Wednesday, September 10, 2008

Another dated 1960s movie

Last night I finally watched the 1968 version of The Thomas Crown Affair for the first time. Caper movies can be fun, and I generally enjoy the conservative design style of the late 1950s and 1960s, which is much in evidence here. But, there's something about The Thomas Crown Affair that didn't quite do it for me.

Steve McQueen stars as Thomas Crown, a wealthy arbitrageur who is bored with life, and decides to liven things up by planning an executing a bank robbery in late-1960s Boston (seeing vintage Boston in color is one of the nice things about the movie). The robbery goes well, with all of the conspirators getting their money, until the insurance company comes onto the scene. They're represented Vicki Anderson (played by Faye Dunaway), a 1960s-beautiful insurance investigator who quickly plays a hunch that Crown is the man behind the robbery, and will stop at almost nothing to get her man.

It's here that the movie begins to falter.
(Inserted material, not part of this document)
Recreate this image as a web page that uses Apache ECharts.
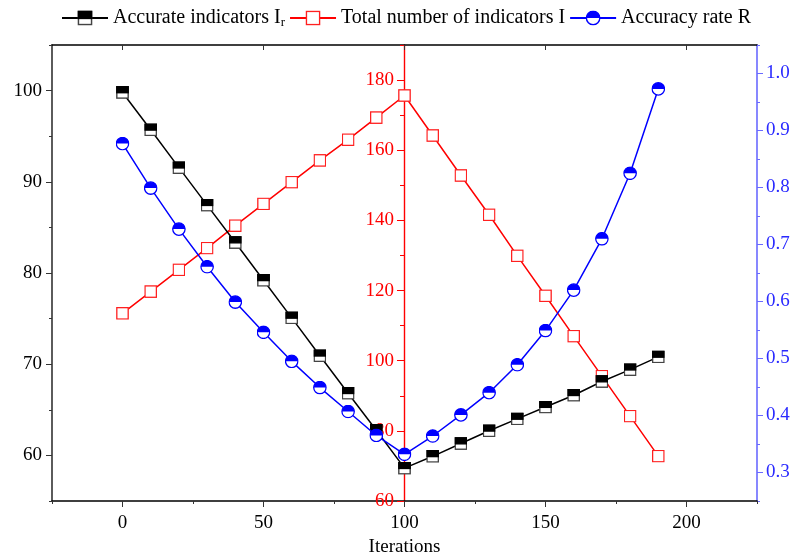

Crown and Anderson develop what is an almost impossible relationship, in which she is basically stalking him, and he more or less lets her. The height of the absurdity is reached during an extended sequence in which the two play a game of chess, during which Anderson seems to be doing everything she can to try to arouse Crown sexually. I almost expected to see Faye Dunaway knock all the pieces to the floor with a sweeping gesture of her arm, get up on the chessboard, and.... Well, The Thomas Crown Affair isn't a porno movie.

There are other dated touches to the movie. Dunaway's hideous bun (obvious even in the overhead shot) is far more intrusive than any of the ghastly hair styles that Sydney Guilaroff or Helen Hunt gave their actresses back in the 40s, and there's the MOR music. Much like the song "It's a Sometimes World" in Yours, Mine, and Ours, the opening song "Windmills of Your Mind" tries to be upbeat, but comes across as more of a dirge. Topping it all off is the camera work. This being a 1960s movie, there are a number of pointless long zooms. But more distinctive for The Thomas Crown Affair is the use of multiple images on screen at one time, with the screen being divided up like a Piet Mondrian painting, each section being filled with a different image (or, in many cases, some images taking up multiple sections). I'm sure director Norman Jewison -- a talented man whose other work includes In the Heat of the Night and Fiddler on the Roof -- thought he was being clever. Instead, the technique comes across as silly and contrived.

The Thomas Crown Affair was remade in 1999 with Pierce Brosnan and Rene Russo taking the roles created by McQueen and Dunaway. (Dunaway as a small role in the remake as Thomas Crown's psychoanalyst.) Both versions are available on DVD, for you to watch any time you wish, and judge for yourself which is the better version.